Pub quiz issue

When your pub quiz round goes awry because people – allegedly intelligent, educated people – don’t know what an anagram is.

Honestly, I have no words.

And if I did, they would be all jumbled up.

If you’re going to struggle you’re supposed to struggle on getting the answers correct. Not not knowing what a fairly straightforward word in the question means.

How can you not know what an anagram is?

I’ve been using Amazon

and…?

And I’m pretty impressed. They’ve entered into the fray in SA with a mountain to climb in terms of getting market share in online shopping delivered to your door, given that Takealot have been around for a long while here with virtually no opposition.

But Amazon have started small and sensible: a limited product range, but each one with the guarantee that it will get to you cheaply and quickly. And it works. I ordered a soundbar and paid a whole R2 (less than a penny) to get it delivered that evening. I ordered a mousemat (because my mouse doesn’t like how shiny my new desk is) and it cost nothing to get it delivered the following day.

Compare this with Takealot, whose confusing price structure for deliveries actually makes it difficult to compare, but a next day delivery would likely be R50 or R75. Or you could pick it up at one of their depots for R35.

Same day? Virtually unheard of, but almost always in three figures. (Yes, unless you have their monthly subscription service, but I’m doing apples and apples here.)

And it’s sad to say that Takealot have been lounging on their monopoly. Their prices – always allegedly discounted – only ever match with the normal prices everywhere else. I’ll certainly be using Amazon whenever possible for those online purchases. And yes, using local businesses for stuff too, but only if they are willing and able to offer decent prices and service.

You do wonder though – how quick could an Amazon delivery actually be? Like, if you needed something small, but really – really – urgently?

Mere seconds, it turns out (this service is not available in SA) (yet).

Such a good video, if you have the time to watch. Some delicious, subtle, dry humour, some incredible engineering and some amazing attention to detail and high quality workmanship.

It’s the future. Now.

How Science works

It’s not rocket science. Well, I suppose some of it is. The bits with rockets, most specifically.

But generally, science works by using the Scientific Method: a tried and tested method which has been around for millennia and which has stood us in (very) good stead during that time.

Ask a question, answer that question in your head by forming a hypothesis, test the hypothesis with experimentation, draw a conclusion, report, rinse, repeat.

It’s not difficult. It’s methodical, and it means that you can get meaningful results, whether or not your hypothesis was correct.

What you can’t do is mix up the pretty coloured boxes. That’s not how it works. You don’t make huge, influential, wide-ranging and dramatic statements and decisions based on your hypothesis and then “make the proof” through studies.
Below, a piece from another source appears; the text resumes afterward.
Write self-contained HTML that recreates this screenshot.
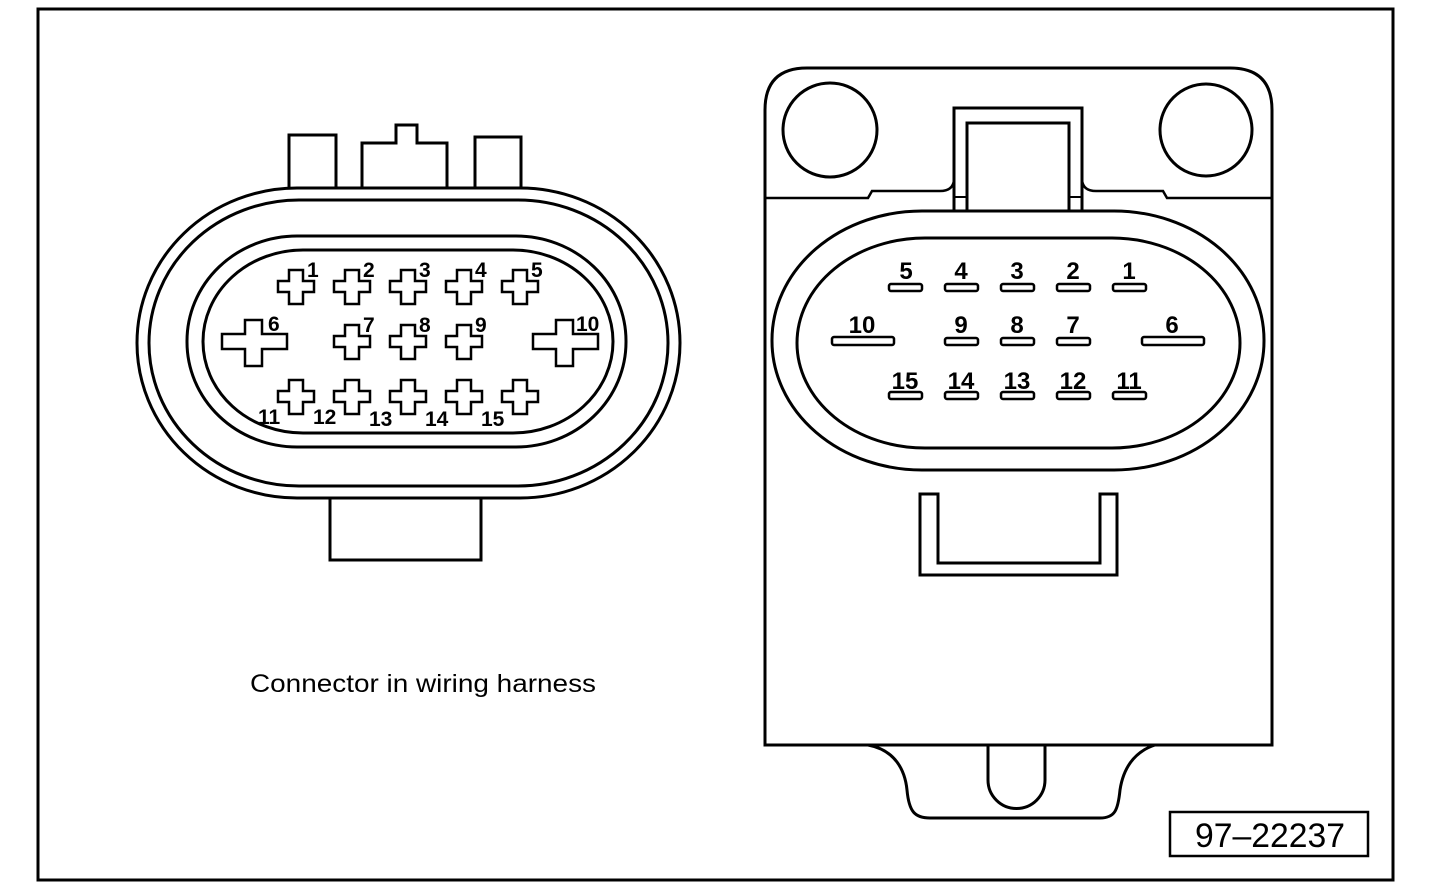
<!DOCTYPE html>
<html><head><meta charset="utf-8"><style>
html,body{margin:0;padding:0;background:#fff;}
svg{display:block;}
text{font-family:"Liberation Sans",sans-serif;}
</style></head><body>
<svg width="1440" height="896" viewBox="0 0 1440 896" xmlns="http://www.w3.org/2000/svg">
<defs>
<path id="c" d="M-7 -17 H7 V-6 H18 V5 H7 V17 H-7 V5 H-18 V-6 H-7 Z"/>
</defs>
<rect x="0" y="0" width="1440" height="896" fill="#fff"/>
<rect x="38" y="9" width="1355" height="871" fill="none" stroke="#000" stroke-width="3"/>

<g fill="none" stroke="#000" stroke-width="3">
<path d="M289 188 V135 H336 V188"/>
<path d="M362 188 V143 H396 V125 H417 V143 H447 V188"/>
<path d="M475 188 V137 H521 V188"/>
<path d="M330 498 V560 H481 V498"/>
<rect x="137" y="188" width="543" height="310" rx="160" ry="155" fill="#fff"/>
<rect x="149" y="200" width="519" height="286" rx="150" ry="143"/>
<rect x="187" y="236" width="439" height="211" rx="110" ry="105"/>
<rect x="203" y="250" width="410" height="183" rx="100" ry="92"/>
</g>

<g fill="#fff" stroke="#000" stroke-width="2.5">
<use href="#c" x="296" y="287"/><use href="#c" x="352" y="287"/><use href="#c" x="408" y="287"/><use href="#c" x="464" y="287"/><use href="#c" x="520" y="287"/>
<use href="#c" x="352" y="342"/><use href="#c" x="408" y="342"/><use href="#c" x="464" y="342"/>
<use href="#c" x="296" y="397"/><use href="#c" x="352" y="397"/><use href="#c" x="408" y="397"/><use href="#c" x="464" y="397"/><use href="#c" x="520" y="397"/>
<path d="M245 320 H262 V334 H287 V349 H262 V366 H245 V349 H222 V334 H245 Z"/>
<path d="M556 320 H573 V334 H598 V349 H573 V366 H556 V349 H533 V334 H556 Z"/>
</g>

<g font-weight="bold" font-size="21" fill="#000">
<text x="307" y="277">1</text><text x="363" y="277">2</text><text x="419" y="277">3</text><text x="475" y="277">4</text><text x="531" y="277">5</text>
<text x="268" y="331">6</text><text x="363" y="332">7</text><text x="419" y="332">8</text><text x="475" y="332">9</text><text x="576" y="331">10</text>
<text x="258" y="424">11</text><text x="313" y="424">12</text><text x="369" y="426">13</text><text x="425" y="426">14</text><text x="481" y="426">15</text>
</g>

<text x="250" y="692" font-size="25" fill="#000" textLength="346" lengthAdjust="spacingAndGlyphs">Connector in wiring harness</text>

<g fill="none" stroke="#000" stroke-width="3">
<path d="M868 745 C895 750 905 770 907 790 C909 812 915 818 930 818 H1100 C1115 818 1118 810 1120 790 C1123 770 1133 752 1155 745"/>
<path d="M988 745 V780 A28.5 28.5 0 0 0 1045 780 V745"/>
<path d="M765 745 V110 Q765 68 807 68 H1230 Q1272 68 1272 110 V745 Z"/>
<path d="M765 198 H868 L872 191 H940 Q953 191 954 180 M1082 180 Q1083 191 1096 191 H1163 L1167 198 H1272" stroke-width="2.5"/>
<circle cx="830" cy="130" r="47"/>
<circle cx="1206" cy="130" r="46"/>
<path d="M954 210 V108 H1082 V210"/>
<path d="M967 210 V123 H1069 V210"/>
<path d="M954 197 H967 M1069 197 H1082" stroke-width="2"/>
<rect x="772" y="211" width="492" height="259" rx="150" ry="129" fill="#fff"/>
<rect x="797" y="238" width="443" height="210" rx="128" ry="105"/>
<path d="M920 494 V575 H1117 V494 H1100 V563 H938 V494 Z"/>
</g>

<g fill="#fff" stroke="#000" stroke-width="2.5">
<rect x="889" y="284" width="33" height="7" rx="2"/><rect x="945" y="284" width="33" height="7" rx="2"/><rect x="1001" y="284" width="33" height="7" rx="2"/><rect x="1057" y="284" width="33" height="7" rx="2"/><rect x="1113" y="284" width="33" height="7" rx="2"/>
<rect x="832" y="337" width="62" height="8" rx="2"/><rect x="945" y="338" width="33" height="7" rx="2"/><rect x="1001" y="338" width="33" height="7" rx="2"/><rect x="1057" y="338" width="33" height="7" rx="2"/><rect x="1142" y="337" width="62" height="8" rx="2"/>
<rect x="889" y="392" width="33" height="7" rx="2"/><rect x="945" y="392" width="33" height="7" rx="2"/><rect x="1001" y="392" width="33" height="7" rx="2"/><rect x="1057" y="392" width="33" height="7" rx="2"/><rect x="1113" y="392" width="33" height="7" rx="2"/>
</g>
<g font-weight="bold" font-size="24" fill="#000" text-anchor="middle">
<text x="906" y="279">5</text><text x="961" y="279">4</text><text x="1017" y="279">3</text><text x="1073" y="279">2</text><text x="1129" y="279">1</text>
<text x="862" y="333">10</text><text x="961" y="333">9</text><text x="1017" y="333">8</text><text x="1073" y="333">7</text><text x="1172" y="333">6</text>
<text x="905" y="389">15</text><text x="961" y="389">14</text><text x="1017" y="389">13</text><text x="1073" y="389">12</text><text x="1129" y="389">11</text>
</g>

<rect x="1170" y="812" width="198" height="44" fill="none" stroke="#000" stroke-width="2.5"/>
<text x="1270" y="847" font-size="34" text-anchor="middle" fill="#000" textLength="150" lengthAdjust="spacingAndGlyphs">97–22237</text>
</svg>
</body></html>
Celia has got it right: you don’t “make” the proof at all. Unless you’ve maybe already huge, influential, wide-ranging and dramatic statements and decisions based on your hypothesis, and now you’re scrambling to try and find some sort of escape route.

Surely not, though. Right?

I mean, whatever next?

Of course he does.

Health Secretary Robert F. Kennedy, Jr. Thursday reasserted the unproven link between the pain reliever Tylenol and autism, and suggested people who opposed the theory were motivated by hatred for President Donald Trump. During a meeting with Trump and the Cabinet, Kennedy reiterated the connection, even while noting there was no medical proof to substantiate the claim. He also mistakenly described a pregnant woman’s anatomy and linked autism to circumcision. 
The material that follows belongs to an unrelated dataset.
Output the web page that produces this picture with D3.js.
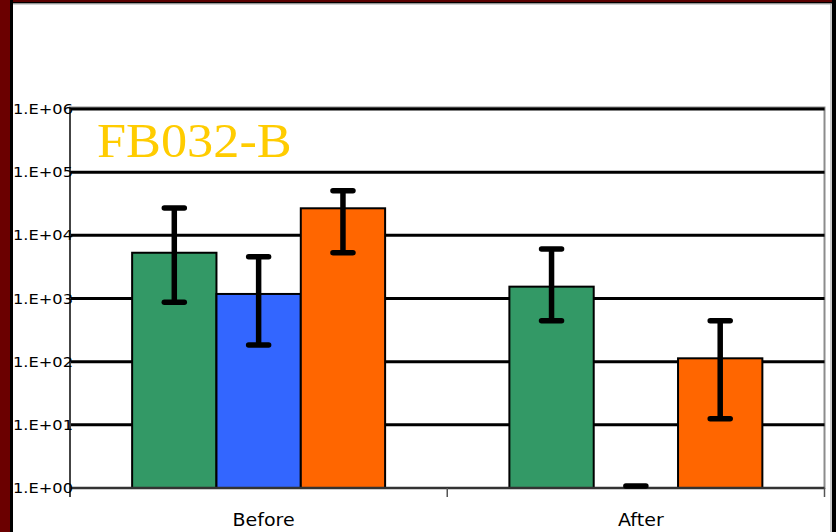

Thankfully, no-one will believe him, though.

Of course they do.

New diet drink

Look, we could all* maybe do with losing a couple of kilos. And eating healthier isn’t always financially viable, or very pleasant. And so we can cheat a bit with drugs or Professor Cookbook’s fad diets.

Or this new diet drink.

“Blasts fat and food” it says. And those are the two major causes of extra weight. So this sounds perfect for getting rid of that pesky extra weight quickly and painlessly.

Fresh orange flavour by the look of it, too. Delicious.

It occurs to me that I should probably say “don’t actually do this”. I really shouldn’t have to, but have you seen some of the nutcases out there these days?

* OK, not you.

100 up

That’s a full century of consecutive weeks of achieving my Health Insurance exercise goal.

See?

I’ve been doing some rudimentary calculations, and I think that takes us back to November 2023. I would have had more weeks, but I’d just had Covid (again). Which rather ruined a birthday trip away.

But since then, I’ve attacked the gym on a regular basis, added a bit of running and the odd game of football, and while it certainly doesn’t get any easier, I’m actually feeling ok. The next goal will be in a few weeks time when I will make it 104 weeks or 2 years. I might celebrate that, I might not. I’m just happy to still be able to do stuff.

I’m sure there are a lot of people with much more impressive records than this – and well done to them – but they’re not me and so I don’t have to write a blog post about them.